What is expected:
Copy out exactly the lines from the start of the data to the line containing "const chartRef = useRef<HTMLDivElement>(null)". Include both.

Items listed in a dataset
"""

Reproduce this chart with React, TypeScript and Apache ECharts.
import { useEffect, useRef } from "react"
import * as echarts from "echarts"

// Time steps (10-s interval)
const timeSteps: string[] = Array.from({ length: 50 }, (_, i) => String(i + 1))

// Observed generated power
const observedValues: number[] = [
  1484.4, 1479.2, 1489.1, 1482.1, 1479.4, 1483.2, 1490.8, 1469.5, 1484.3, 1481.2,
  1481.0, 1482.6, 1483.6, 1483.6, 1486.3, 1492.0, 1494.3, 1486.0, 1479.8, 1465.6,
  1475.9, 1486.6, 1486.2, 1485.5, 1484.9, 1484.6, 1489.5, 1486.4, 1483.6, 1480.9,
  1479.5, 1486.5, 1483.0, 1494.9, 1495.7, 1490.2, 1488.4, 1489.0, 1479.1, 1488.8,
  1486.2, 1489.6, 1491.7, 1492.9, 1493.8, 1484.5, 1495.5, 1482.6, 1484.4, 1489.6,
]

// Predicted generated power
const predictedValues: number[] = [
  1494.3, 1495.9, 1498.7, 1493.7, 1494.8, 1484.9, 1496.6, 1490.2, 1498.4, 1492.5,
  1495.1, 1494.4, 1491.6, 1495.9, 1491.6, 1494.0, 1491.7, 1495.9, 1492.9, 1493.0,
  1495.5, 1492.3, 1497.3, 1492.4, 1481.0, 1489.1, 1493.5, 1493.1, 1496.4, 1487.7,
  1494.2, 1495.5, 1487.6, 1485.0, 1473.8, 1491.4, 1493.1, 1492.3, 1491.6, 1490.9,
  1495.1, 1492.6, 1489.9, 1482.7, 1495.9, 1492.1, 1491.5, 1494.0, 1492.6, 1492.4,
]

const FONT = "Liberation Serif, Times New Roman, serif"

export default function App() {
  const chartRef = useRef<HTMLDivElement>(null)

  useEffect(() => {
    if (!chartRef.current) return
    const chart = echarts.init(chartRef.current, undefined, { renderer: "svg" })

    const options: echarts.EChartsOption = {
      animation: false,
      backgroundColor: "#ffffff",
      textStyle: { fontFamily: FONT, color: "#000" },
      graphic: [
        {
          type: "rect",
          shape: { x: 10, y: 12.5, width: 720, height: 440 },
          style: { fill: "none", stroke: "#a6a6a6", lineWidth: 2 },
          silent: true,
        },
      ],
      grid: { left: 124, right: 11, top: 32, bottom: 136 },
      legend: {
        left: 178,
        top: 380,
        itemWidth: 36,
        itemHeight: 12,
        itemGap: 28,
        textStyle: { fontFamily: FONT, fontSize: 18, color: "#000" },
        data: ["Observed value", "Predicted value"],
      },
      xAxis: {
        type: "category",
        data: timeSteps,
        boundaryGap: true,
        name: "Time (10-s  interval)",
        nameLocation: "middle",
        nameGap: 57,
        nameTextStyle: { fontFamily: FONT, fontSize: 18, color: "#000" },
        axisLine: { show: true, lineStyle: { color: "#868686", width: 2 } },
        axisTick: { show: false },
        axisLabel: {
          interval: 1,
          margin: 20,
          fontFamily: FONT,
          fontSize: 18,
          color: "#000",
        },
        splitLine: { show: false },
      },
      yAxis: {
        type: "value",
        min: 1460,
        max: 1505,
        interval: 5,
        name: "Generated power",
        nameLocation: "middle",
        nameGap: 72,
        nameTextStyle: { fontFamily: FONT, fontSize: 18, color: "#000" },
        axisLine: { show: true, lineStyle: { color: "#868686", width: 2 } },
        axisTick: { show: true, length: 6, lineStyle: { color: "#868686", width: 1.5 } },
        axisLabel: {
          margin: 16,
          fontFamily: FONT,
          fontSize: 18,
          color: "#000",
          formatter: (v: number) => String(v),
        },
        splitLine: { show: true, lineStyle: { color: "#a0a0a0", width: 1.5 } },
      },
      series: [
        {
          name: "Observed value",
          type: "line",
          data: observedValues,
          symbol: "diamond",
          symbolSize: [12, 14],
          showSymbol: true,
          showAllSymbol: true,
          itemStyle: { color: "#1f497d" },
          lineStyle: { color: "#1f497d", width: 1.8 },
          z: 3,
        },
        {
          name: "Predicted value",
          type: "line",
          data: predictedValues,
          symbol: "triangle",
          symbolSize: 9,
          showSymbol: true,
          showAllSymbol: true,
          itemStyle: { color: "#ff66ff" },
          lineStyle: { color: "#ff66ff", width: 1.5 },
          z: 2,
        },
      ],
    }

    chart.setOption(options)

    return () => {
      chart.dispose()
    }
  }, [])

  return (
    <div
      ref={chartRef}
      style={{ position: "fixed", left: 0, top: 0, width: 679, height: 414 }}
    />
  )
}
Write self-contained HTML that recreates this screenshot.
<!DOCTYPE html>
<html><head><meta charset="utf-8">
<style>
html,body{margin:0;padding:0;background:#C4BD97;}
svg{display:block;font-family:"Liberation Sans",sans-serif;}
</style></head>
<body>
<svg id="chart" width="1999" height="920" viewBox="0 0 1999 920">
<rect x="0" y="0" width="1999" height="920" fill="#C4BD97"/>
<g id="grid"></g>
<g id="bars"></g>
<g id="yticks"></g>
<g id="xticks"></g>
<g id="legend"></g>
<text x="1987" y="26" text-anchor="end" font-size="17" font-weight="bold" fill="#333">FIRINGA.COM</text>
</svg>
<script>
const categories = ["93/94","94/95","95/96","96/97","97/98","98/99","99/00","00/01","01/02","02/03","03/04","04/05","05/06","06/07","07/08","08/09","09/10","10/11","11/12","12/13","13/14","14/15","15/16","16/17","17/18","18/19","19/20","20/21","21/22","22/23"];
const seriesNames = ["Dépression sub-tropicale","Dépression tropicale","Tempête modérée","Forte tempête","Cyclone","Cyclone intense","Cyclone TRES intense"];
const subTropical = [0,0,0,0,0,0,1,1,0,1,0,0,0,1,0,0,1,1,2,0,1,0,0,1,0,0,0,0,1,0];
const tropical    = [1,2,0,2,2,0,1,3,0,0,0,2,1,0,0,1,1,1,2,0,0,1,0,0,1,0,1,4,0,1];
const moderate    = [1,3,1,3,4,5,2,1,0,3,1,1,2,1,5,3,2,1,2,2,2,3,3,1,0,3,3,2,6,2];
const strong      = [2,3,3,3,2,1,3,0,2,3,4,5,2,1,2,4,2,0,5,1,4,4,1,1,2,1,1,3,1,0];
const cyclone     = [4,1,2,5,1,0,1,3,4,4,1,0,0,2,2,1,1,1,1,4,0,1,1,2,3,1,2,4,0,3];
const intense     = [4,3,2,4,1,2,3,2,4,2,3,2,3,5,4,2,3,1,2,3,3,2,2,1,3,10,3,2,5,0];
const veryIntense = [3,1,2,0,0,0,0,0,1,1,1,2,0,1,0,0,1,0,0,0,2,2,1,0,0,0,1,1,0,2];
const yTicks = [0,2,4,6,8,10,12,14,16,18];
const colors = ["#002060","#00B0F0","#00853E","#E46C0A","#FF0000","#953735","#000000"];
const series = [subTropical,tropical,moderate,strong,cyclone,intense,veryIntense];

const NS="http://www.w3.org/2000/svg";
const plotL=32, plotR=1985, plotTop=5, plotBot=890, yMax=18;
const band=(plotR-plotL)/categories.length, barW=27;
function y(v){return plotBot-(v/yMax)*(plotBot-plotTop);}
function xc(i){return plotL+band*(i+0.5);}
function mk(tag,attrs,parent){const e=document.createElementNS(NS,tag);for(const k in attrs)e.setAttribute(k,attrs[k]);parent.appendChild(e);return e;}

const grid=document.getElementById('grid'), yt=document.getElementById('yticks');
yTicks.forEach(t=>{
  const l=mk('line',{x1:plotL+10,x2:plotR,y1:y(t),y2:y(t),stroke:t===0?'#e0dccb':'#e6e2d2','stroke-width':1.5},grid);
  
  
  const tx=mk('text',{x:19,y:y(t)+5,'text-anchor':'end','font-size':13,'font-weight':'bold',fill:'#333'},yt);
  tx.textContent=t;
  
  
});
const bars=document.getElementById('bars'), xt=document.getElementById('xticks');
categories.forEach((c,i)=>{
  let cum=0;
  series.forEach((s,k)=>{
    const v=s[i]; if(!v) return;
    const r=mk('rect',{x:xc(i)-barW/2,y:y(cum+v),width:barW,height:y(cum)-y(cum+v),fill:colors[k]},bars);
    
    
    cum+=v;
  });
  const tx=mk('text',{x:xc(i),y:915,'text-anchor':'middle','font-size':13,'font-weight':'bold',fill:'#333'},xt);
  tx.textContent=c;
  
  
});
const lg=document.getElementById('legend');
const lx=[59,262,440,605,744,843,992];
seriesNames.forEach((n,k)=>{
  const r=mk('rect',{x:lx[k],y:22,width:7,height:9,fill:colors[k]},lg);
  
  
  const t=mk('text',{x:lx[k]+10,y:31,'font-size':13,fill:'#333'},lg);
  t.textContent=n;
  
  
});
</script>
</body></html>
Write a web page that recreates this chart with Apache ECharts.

"""

Solution:
Reproduce this chart with React, TypeScript and Apache ECharts.
import { useEffect, useRef } from "react"
import * as echarts from "echarts"

// Time steps (10-s interval)
const timeSteps: string[] = Array.from({ length: 50 }, (_, i) => String(i + 1))

// Observed generated power
const observedValues: number[] = [
  1484.4, 1479.2, 1489.1, 1482.1, 1479.4, 1483.2, 1490.8, 1469.5, 1484.3, 1481.2,
  1481.0, 1482.6, 1483.6, 1483.6, 1486.3, 1492.0, 1494.3, 1486.0, 1479.8, 1465.6,
  1475.9, 1486.6, 1486.2, 1485.5, 1484.9, 1484.6, 1489.5, 1486.4, 1483.6, 1480.9,
  1479.5, 1486.5, 1483.0, 1494.9, 1495.7, 1490.2, 1488.4, 1489.0, 1479.1, 1488.8,
  1486.2, 1489.6, 1491.7, 1492.9, 1493.8, 1484.5, 1495.5, 1482.6, 1484.4, 1489.6,
]

// Predicted generated power
const predictedValues: number[] = [
  1494.3, 1495.9, 1498.7, 1493.7, 1494.8, 1484.9, 1496.6, 1490.2, 1498.4, 1492.5,
  1495.1, 1494.4, 1491.6, 1495.9, 1491.6, 1494.0, 1491.7, 1495.9, 1492.9, 1493.0,
  1495.5, 1492.3, 1497.3, 1492.4, 1481.0, 1489.1, 1493.5, 1493.1, 1496.4, 1487.7,
  1494.2, 1495.5, 1487.6, 1485.0, 1473.8, 1491.4, 1493.1, 1492.3, 1491.6, 1490.9,
  1495.1, 1492.6, 1489.9, 1482.7, 1495.9, 1492.1, 1491.5, 1494.0, 1492.6, 1492.4,
]

const FONT = "Liberation Serif, Times New Roman, serif"

export default function App() {
  const chartRef = useRef<HTMLDivElement>(null)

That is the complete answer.